Base adsorption calorimetry for characterising surface acidity: a comparison between pulse flow and conventional “static” techniques

Abstract

A pulsed flow adsorption microcalorimeter (pulse-FMC) has been developed by modifying a Setaram 111. It is tested in comparison with a conventional pulsed static adsorption microcalorimeter (pulse-SMC) for characterising surface acidity of solid acid catalysts. Small pulses of 1% ammonia in helium are delivered to an activated catalyst sample and its surface acidity is differentially profiled in terms of the molar enthalpy of ammonia adsorption ( Δ H ads ° ) using a combination of differential scanning calorimeter (DSC) and a downstream thermal conductivity detector (TCD).
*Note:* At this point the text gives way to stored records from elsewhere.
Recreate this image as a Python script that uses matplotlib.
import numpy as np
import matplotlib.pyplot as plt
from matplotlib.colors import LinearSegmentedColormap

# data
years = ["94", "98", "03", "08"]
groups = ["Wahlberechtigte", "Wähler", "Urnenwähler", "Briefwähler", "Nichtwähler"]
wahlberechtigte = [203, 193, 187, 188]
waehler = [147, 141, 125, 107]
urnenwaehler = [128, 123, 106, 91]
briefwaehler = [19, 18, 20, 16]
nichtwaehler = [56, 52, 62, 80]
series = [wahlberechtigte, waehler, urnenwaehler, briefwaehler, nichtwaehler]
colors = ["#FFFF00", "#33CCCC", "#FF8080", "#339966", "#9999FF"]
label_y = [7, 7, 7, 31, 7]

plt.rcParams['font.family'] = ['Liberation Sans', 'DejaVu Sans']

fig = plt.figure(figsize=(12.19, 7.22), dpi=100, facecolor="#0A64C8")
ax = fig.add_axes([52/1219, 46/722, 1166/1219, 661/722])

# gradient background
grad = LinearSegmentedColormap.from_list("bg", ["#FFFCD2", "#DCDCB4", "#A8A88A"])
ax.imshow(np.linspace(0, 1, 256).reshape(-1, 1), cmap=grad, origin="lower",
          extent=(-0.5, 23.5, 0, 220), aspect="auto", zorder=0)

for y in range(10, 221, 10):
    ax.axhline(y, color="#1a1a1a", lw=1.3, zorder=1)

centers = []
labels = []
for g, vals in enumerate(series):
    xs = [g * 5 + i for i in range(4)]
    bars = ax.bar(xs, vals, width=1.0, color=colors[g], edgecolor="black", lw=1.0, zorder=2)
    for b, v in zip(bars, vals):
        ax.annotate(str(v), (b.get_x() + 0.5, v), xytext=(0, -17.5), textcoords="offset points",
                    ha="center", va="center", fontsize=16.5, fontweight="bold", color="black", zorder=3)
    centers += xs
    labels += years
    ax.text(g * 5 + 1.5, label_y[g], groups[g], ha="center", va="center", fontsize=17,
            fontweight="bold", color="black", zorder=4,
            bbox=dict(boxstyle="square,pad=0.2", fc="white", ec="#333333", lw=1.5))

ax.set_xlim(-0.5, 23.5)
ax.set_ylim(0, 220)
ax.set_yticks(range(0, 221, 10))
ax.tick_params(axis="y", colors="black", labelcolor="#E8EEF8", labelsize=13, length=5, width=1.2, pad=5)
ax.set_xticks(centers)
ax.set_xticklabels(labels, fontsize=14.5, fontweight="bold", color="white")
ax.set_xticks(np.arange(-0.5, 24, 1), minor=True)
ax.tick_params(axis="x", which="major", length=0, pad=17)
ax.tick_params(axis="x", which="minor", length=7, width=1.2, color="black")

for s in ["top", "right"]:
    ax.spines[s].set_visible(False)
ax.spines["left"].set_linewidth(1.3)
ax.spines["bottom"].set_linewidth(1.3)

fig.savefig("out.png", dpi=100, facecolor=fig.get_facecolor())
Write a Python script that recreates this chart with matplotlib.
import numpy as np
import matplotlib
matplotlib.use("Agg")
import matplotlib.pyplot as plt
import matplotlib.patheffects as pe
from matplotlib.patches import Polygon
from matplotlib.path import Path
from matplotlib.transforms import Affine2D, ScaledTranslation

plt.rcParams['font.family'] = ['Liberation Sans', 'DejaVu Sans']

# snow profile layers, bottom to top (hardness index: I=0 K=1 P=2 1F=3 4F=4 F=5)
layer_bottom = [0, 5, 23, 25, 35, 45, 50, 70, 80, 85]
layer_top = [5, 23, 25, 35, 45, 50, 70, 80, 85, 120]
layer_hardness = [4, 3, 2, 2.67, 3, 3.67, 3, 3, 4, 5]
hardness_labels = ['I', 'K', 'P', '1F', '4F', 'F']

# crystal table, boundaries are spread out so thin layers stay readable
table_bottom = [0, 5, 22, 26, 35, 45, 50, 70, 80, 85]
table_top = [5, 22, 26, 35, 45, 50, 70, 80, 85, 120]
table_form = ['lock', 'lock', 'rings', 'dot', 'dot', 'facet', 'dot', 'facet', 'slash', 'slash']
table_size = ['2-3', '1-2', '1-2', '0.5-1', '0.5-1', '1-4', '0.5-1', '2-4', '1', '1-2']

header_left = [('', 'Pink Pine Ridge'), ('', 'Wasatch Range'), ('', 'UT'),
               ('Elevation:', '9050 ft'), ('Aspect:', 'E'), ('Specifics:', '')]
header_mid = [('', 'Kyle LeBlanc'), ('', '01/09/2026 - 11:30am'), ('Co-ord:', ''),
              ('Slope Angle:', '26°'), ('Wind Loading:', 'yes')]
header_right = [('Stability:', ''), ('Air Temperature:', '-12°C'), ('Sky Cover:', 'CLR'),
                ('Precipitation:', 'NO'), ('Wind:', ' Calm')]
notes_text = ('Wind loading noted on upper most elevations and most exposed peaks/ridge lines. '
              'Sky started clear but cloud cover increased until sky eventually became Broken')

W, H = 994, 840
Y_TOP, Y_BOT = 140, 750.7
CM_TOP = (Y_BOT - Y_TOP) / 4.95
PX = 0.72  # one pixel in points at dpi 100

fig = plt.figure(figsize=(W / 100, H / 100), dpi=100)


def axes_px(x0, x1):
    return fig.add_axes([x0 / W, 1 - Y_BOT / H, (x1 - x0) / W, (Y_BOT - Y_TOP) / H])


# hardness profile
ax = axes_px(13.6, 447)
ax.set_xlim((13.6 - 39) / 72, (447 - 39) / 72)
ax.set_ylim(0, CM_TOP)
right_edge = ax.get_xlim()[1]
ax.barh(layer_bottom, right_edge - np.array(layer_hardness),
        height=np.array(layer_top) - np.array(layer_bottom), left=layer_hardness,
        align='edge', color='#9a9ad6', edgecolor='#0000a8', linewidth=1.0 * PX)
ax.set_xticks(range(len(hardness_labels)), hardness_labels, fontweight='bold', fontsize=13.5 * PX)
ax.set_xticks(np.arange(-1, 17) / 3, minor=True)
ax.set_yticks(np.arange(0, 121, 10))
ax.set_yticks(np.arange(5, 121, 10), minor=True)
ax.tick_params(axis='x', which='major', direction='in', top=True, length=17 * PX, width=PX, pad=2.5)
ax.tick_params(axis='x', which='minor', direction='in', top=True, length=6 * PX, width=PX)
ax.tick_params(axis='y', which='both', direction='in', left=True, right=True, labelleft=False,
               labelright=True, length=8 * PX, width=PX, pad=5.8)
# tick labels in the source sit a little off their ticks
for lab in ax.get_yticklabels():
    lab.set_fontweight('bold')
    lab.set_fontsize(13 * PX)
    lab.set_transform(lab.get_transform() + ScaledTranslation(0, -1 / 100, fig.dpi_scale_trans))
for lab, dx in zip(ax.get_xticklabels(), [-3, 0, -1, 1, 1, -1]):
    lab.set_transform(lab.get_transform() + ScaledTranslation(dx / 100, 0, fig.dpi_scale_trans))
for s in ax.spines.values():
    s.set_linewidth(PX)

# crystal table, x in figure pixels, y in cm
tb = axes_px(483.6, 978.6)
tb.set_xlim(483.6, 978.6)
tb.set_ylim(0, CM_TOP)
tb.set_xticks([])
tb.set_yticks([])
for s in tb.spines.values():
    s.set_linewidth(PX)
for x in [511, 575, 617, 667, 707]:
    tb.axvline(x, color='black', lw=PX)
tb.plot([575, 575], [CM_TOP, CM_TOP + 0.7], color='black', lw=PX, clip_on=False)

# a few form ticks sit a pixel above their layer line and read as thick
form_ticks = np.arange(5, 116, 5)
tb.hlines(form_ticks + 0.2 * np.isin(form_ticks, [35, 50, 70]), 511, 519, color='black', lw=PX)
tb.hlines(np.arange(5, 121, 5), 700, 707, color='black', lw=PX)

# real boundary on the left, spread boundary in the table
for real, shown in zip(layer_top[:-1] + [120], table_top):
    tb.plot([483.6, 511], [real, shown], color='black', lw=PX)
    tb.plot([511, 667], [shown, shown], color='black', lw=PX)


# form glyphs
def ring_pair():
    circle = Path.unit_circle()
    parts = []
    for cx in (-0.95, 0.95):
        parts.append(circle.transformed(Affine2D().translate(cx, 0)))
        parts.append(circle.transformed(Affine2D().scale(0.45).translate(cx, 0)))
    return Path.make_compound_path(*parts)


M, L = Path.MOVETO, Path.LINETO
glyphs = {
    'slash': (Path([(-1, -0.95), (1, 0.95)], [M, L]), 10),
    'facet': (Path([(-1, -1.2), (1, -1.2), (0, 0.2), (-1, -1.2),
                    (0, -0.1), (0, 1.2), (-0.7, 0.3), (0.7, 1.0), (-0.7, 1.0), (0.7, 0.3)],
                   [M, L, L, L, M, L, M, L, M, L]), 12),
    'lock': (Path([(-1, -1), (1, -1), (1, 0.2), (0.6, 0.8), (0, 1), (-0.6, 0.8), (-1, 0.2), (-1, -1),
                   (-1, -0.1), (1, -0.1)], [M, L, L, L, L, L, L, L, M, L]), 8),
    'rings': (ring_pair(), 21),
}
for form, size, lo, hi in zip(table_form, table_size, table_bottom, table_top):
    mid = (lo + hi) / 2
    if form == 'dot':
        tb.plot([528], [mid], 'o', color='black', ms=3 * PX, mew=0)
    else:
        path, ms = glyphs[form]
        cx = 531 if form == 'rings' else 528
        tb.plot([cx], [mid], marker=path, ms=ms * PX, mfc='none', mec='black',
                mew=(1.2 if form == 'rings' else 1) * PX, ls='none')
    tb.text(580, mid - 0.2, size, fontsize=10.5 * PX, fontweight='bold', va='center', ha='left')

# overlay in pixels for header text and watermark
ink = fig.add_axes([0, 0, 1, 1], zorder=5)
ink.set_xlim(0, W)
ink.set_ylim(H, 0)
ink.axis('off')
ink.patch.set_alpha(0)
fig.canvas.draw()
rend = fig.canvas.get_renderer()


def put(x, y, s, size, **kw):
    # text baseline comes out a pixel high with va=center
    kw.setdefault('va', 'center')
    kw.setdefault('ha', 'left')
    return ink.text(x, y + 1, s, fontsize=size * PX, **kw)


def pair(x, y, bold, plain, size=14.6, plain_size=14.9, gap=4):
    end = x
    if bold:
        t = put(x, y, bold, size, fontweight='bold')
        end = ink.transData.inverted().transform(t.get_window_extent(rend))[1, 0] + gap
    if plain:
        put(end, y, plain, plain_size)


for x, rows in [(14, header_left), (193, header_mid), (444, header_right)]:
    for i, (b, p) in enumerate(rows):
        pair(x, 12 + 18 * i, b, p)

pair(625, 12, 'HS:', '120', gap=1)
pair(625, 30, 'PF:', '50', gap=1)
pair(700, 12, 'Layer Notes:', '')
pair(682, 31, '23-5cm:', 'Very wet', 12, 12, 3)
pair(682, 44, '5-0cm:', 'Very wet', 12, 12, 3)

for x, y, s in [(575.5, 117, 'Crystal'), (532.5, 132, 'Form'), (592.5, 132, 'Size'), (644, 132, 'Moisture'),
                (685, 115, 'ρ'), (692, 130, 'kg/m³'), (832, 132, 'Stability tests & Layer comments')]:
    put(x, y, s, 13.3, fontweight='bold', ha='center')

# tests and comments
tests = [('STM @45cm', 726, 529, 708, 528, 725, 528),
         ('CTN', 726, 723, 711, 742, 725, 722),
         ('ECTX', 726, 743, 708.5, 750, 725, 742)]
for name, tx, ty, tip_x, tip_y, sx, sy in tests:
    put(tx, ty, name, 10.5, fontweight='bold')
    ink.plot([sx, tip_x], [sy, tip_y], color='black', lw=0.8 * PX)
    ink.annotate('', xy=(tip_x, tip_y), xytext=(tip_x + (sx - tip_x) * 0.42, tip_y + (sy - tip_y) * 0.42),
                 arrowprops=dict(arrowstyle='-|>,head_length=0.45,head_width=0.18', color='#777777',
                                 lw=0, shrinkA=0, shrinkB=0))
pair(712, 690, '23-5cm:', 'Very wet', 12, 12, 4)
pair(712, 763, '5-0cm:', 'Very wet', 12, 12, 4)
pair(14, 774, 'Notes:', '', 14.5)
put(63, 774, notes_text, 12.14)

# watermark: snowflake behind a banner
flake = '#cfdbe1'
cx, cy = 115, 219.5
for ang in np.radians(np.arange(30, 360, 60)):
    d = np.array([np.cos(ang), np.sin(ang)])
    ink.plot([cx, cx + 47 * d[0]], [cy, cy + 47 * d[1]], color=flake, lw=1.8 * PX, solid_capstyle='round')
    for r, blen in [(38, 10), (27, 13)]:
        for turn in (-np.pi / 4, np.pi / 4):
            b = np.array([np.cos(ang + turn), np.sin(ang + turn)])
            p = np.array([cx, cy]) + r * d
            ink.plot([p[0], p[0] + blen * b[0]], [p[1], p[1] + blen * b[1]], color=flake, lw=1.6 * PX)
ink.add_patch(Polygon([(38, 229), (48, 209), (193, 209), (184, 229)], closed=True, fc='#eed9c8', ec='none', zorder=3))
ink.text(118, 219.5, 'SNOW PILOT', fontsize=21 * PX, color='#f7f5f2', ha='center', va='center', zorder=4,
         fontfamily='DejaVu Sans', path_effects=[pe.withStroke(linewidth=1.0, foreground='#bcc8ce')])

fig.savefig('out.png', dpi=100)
The pulsing action and its sequences are controlled by in-house developed software and the TCD output also is logged into a PC. Thus, the pulse-FMC is fully automated. Two sulfonated polystyrene resin-type catalysts, Amberlyst 15 and Amberlyst 35, a zeolite of the type H +-ZSM-5 (CT 410) and an acid activated clay (Fulcat 220) are characterised at appropriate temperatures using both the new technique and the conventional static base adsorption method. Δ H ads ° versus surface coverage profiles of all the four catalysts obtained from both pulse-FMC and the conventional method are found to be comparable. Results are interpreted in terms of the extent to which NH 3 adsorption on the catalysts surface is under thermodynamic control in the two methods.